Data format for Date/time

Hello,
I am working on a HUGE dataset, and at the same time trying to learn R. I am in the stages of organizing my dataset for input into R. A key variable is Date/Time. It is currently formated in excel as 06/14/2019 09:30:00 AM (all one column). Is it safe to leave it in this format to save as a csv to input into R or is there a better format I can use?
Note- it relates to the time a water quality variable has been collected in a tidal situation. I eventually will be attempting to analyze the water quality variables based on tidal height (in another data set).

Thanks

Lora

Hi, and welcome.

This looks like its formatted as a date in Excel, if memory serves. (I haven't used it for quite some time.)

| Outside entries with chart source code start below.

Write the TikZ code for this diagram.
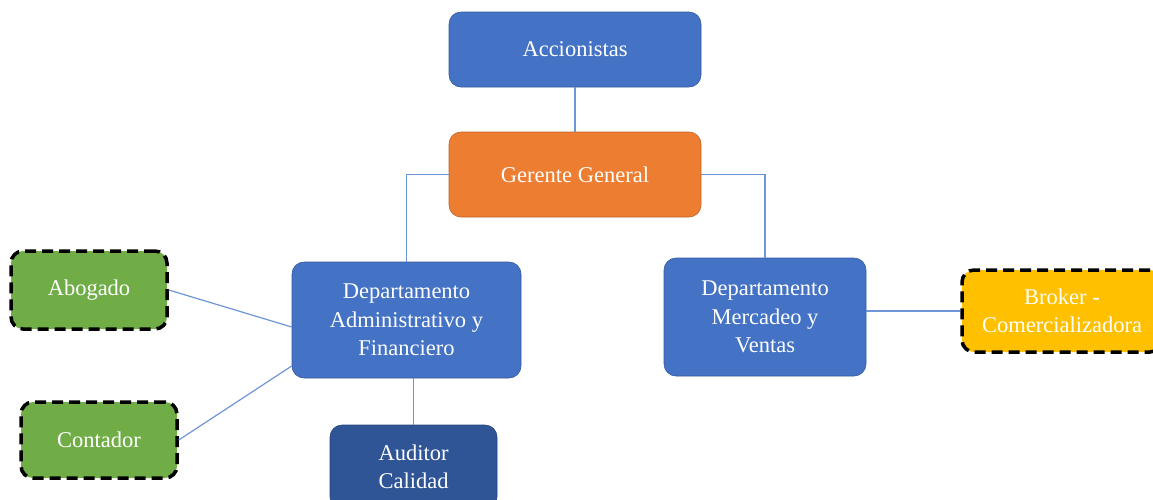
\documentclass[tikz,border=0pt]{standalone}
\usepackage{fontspec}
\setmainfont{Liberation Serif}
\begin{document}
\begin{tikzpicture}[x=1pt,y=-1pt,
  box/.style={rectangle, rounded corners=12pt, draw=#1!80!black, line width=0.6pt, fill=#1, text=white, align=center, font=\fontsize{22.5}{28.5}\selectfont, inner sep=0pt, anchor=center},
  dbox/.style={rectangle, rounded corners=12pt, draw=black, dash pattern=on 11pt off 6pt, line width=3.5pt, fill=#1, text=white, align=center, font=\fontsize{22.5}{28.5}\selectfont, inner sep=0pt, anchor=center},
  conn/.style={draw=lineblue, line width=1.2pt}]
\definecolor{cblue}{HTML}{4472C4}
\definecolor{corange}{HTML}{ED7D31}
\definecolor{cgreen}{HTML}{70AD47}
\definecolor{cyellow}{HTML}{FFC000}
\definecolor{cdark}{HTML}{2F5597}
\definecolor{lineblue}{HTML}{6E95D8}
\clip (0,0) rectangle (1153,499);
\fill[white] (0,0) rectangle (1153,499);
\node[box=cblue, minimum width=252pt, minimum height=75pt] (acc) at (575,49.5) {Accionistas};
\node[box=corange, minimum width=252pt, minimum height=85pt] (ger) at (575,174.5) {Gerente General};
\node[box=cblue, minimum width=229pt, minimum height=116pt] (adm) at (406.5,320) {Departamento\\Administrativo y\\Financiero};
\node[box=cblue, minimum width=202pt, minimum height=118pt] (mer) at (765,317) {Departamento\\Mercadeo y\\Ventas};
\node[dbox=cgreen, minimum width=156pt, minimum height=78pt] (abo) at (89,290) {Abogado};
\node[dbox=cgreen, minimum width=156pt, minimum height=76pt] (con) at (99,440) {Contador};
\node[box=cdark, minimum width=167pt, minimum height=84pt] (aud) at (413.5,467) {Auditor\\Calidad};
\node[dbox=cyellow, minimum width=200pt, minimum height=82pt] (bro) at (1062,311) {Broker -\\Comercializadora};
\draw[conn] (acc.south) -- (ger.north);
\draw[conn] (ger.west) -| (adm.north);
\draw[conn] (ger.east) -| (mer.north);
\draw[conn] (abo.east) -- (adm.west |- 0,327);
\draw[conn] (con.east) -- (adm.west |- 0,366);
\draw[conn] (adm.south -| aud.north) -- (aud.north);
\draw[conn] (mer.east |- bro.west) -- (bro.west);
\end{tikzpicture}
\end{document}
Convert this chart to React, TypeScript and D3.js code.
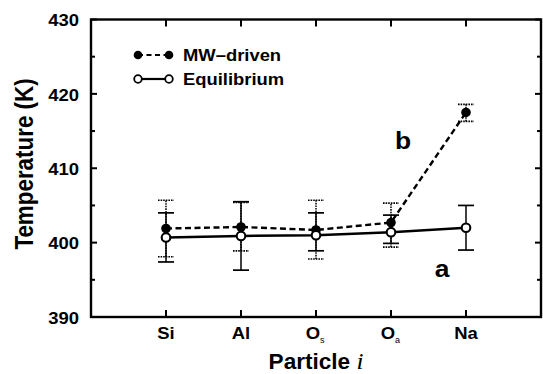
import React from "react";
import * as d3 from "d3";

const categories = ["Si", "Al", "O", "O", "Na"];
const catSubs = ["", "", "s", "a", ""];
const mwValues = [401.9, 402.1, 401.7, 402.7, 417.5];
const mwLow = [398.1, 398.9, 397.8, 399.4, 416.3];
const mwHigh = [405.7, 405.4, 405.7, 405.3, 418.6];
const eqValues = [400.7, 400.9, 401.0, 401.4, 402.0];
const eqLow = [397.4, 396.3, 398.9, 399.9, 399.0];
const eqHigh = [404.0, 405.5, 404.0, 403.7, 405.0];
const yMajor = [390, 400, 410, 420, 430];
const yMinor = [395, 405, 415, 425];

const W = 543;
const H = 374;
const FONT = "'Liberation Sans', Arial, Helvetica, sans-serif";

export default function App() {
  const x = d3.scaleLinear().domain([0, 6]).range([91, 541]);
  const y = d3.scaleLinear().domain([390, 430]).range([317, 19.5]);
  const pos = categories.map((_, i) => i + 1);

  const line = d3
    .line<number>()
    .x((_, i) => x(pos[i]))
    .y((d) => y(d));

  const capW = 8;

  const errBars = (lo: number[], hi: number[], dashed: boolean, key: string) =>
    lo.map((l, i) => {
      const cx = x(pos[i]);
      const da = dashed ? "1.6,1" : undefined;
      return (
        <g key={key + i} stroke="#000" fill="none">
          <line x1={cx} x2={cx} y1={y(l)} y2={y(hi[i])} strokeWidth={1.5} strokeDasharray={da} />
          <line x1={cx - capW} x2={cx + capW} y1={y(l)} y2={y(l)} strokeWidth={1.7} strokeDasharray={da} />
          <line x1={cx - capW} x2={cx + capW} y1={y(hi[i])} y2={y(hi[i])} strokeWidth={1.7} strokeDasharray={da} />
        </g>
      );
    });

  const left = x(0);
  const right = x(6);
  const top = y(430);
  const bottom = y(390);

  return (
    <svg
      width={W}
      height={H}
      style={{ position: "fixed", left: 0, top: 0, background: "#fff" }}
    >
      <rect x={0} y={0} width={W} height={H} fill="#fff" />
      {/* frame */}
      <rect x={left} y={top} width={right - left} height={bottom - top} fill="none" stroke="#000" strokeWidth={2.4} />
      {/* y ticks */}
      {yMajor.map((v) => (
        <g key={"ym" + v} stroke="#000" strokeWidth={2}>
          <line x1={left} x2={left + 6} y1={y(v)} y2={y(v)} />
          <line x1={right} x2={right - 6} y1={y(v)} y2={y(v)} />
        </g>
      ))}
      {yMinor.map((v) => (
        <g key={"yn" + v} stroke="#000" strokeWidth={2}>
          <line x1={left} x2={left + 4} y1={y(v)} y2={y(v)} />
          <line x1={right} x2={right - 4} y1={y(v)} y2={y(v)} />
        </g>
      ))}
      {yMajor.map((v) => (
        <text
          key={"yl" + v}
          transform={`translate(79,${y(v) + 1}) scale(1.12,1)`}
          textAnchor="end"
          dominantBaseline="central"
          fontFamily={FONT}
          fontWeight="bold"
          fontSize={16.5}
        >
          {v}
        </text>
      ))}
      {/* x ticks */}
      {pos.map((p) => (
        <g key={"xt" + p} stroke="#000" strokeWidth={2}>
          <line x1={x(p)} x2={x(p)} y1={top} y2={top + 7} />
          <line x1={x(p)} x2={x(p)} y1={bottom} y2={bottom - 7} />
        </g>
      ))}
      {categories.map((c, i) => (
        <g key={"xl" + i} transform={`translate(${x(pos[i])},339)`}>
          <text
            transform={catSubs[i] ? "translate(-3,0) scale(1.12,1)" : "scale(1.12,1)"}
            textAnchor="middle"
            fontFamily={FONT}
            fontWeight="bold"
            fontSize={16.5}
          >
            {c}
          </text>
          {catSubs[i] && (
            <text x={4} y={4} fontFamily={FONT} fontSize={9}>
              {catSubs[i]}
            </text>
          )}
        </g>
      ))}
      {/* axis titles */}
      <text
        transform="translate(316,369) scale(1.05,1)"
        textAnchor="middle"
        fontFamily={FONT}
        fontWeight="bold"
        fontSize={21.5}
      >
        Particle{" "}
        <tspan fontFamily="'Liberation Serif', 'Times New Roman', serif" fontStyle="italic" fontWeight="normal" fontSize={24}>
          i
        </tspan>
      </text>
      <text
        transform="translate(33,164) scale(1.15,1) rotate(-90)"
        textAnchor="middle"
        fontFamily={FONT}
        fontWeight="bold"
        fontSize={22.4}
      >
        Temperature (K)
      </text>
      {/* error bars */}
      {errBars(mwLow, mwHigh, true, "mw")}
      {errBars(eqLow, eqHigh, false, "eq")}
      {/* lines */}
      <path d={line(mwValues) || ""} fill="none" stroke="#000" strokeWidth={2.4} strokeDasharray="6,3.5" />
      <path d={line(eqValues) || ""} fill="none" stroke="#000" strokeWidth={2.5} />
      {/* markers */}
      {mwValues.map((v, i) => (
        <circle key={"mc" + i} cx={x(pos[i])} cy={y(v)} r={4.8} fill="#000" />
      ))}
      {eqValues.map((v, i) => (
        <circle key={"ec" + i} cx={x(pos[i])} cy={y(v)} r={4.3} fill="#fff" stroke="#000" strokeWidth={2.1} />
      ))}
      {/* legend */}
      <line x1={138} x2={169} y1={55} y2={55} stroke="#000" strokeWidth={2.2} strokeDasharray="5,3.5" />
      <circle cx={138} cy={55} r={4.3} fill="#000" />
      <circle cx={169} cy={55} r={4.3} fill="#000" />
      <text transform="translate(183,61) scale(1.15,1)" fontFamily={FONT} fontWeight="bold" fontSize={16}>
        MW–driven
      </text>
      <line x1={138} x2={169} y1={79} y2={79} stroke="#000" strokeWidth={2.2} />
      <circle cx={138} cy={79} r={3.8} fill="#fff" stroke="#000" strokeWidth={1.8} />
      <circle cx={169} cy={79} r={3.8} fill="#fff" stroke="#000" strokeWidth={1.8} />
      <text transform="translate(183,85) scale(1.15,1)" fontFamily={FONT} fontWeight="bold" fontSize={16}>
        Equilibrium
      </text>
      {/* annotations */}
      <text transform="translate(403,149) scale(1.1,1)" textAnchor="middle" fontFamily={FONT} fontWeight="bold" fontSize={24}>
        b
      </text>
      <text transform="translate(442,277) scale(1.1,1)" textAnchor="middle" fontFamily={FONT} fontWeight="bold" fontSize={24}>
        a
      </text>
    </svg>
  );
}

R has good tools for converting strings into datetime objects in case the import tool treats the field as a string. I've seen that when the Excel file is saved as a csv file, for example. For HUGE datasets, packages such as readxls, which recognize the Excel field types may be too slow.

My rule of thumb is to keep source data as close to its original form as possible, do any clean-up and conversions in R and keep a log of the changes, and then save the converted file as an R rds object separately.

So, my recommendation is to leave the format as is, except checking to the extent feasible, for cases in which the data is inconsistently formatted.

A few other things:

  1. See the tidy Chapter 12 in Data Science with R for the importance of row-wise vs. column-wise organization.

  2. Decide on a key field (possibly time) to relate your quality and tidal data.

  3. R operates in-memory. That means that everything including packages and data has to fit within the available RAM and the associated OS u-limit (which is tunable). Depending on just how huge your data is, you may need more memory. You can also consider Amazon AWS EC2 instances which allow you to rent ridiculously large virtual machines.

  4. Once you have scrubbed your data, consider migrating it to an SQL database. R can read from data stored that way and allows you to do sampling of your data for exploratory purposes and machine learning.

  5. Don't wait until you've finished with your Excel sheets to start testing imports with small sets--even a screenful is enough. This will orient you to the import process.

Good luck, and come back for help as you progress.

This topic was automatically closed 21 days after the last reply. New replies are no longer allowed.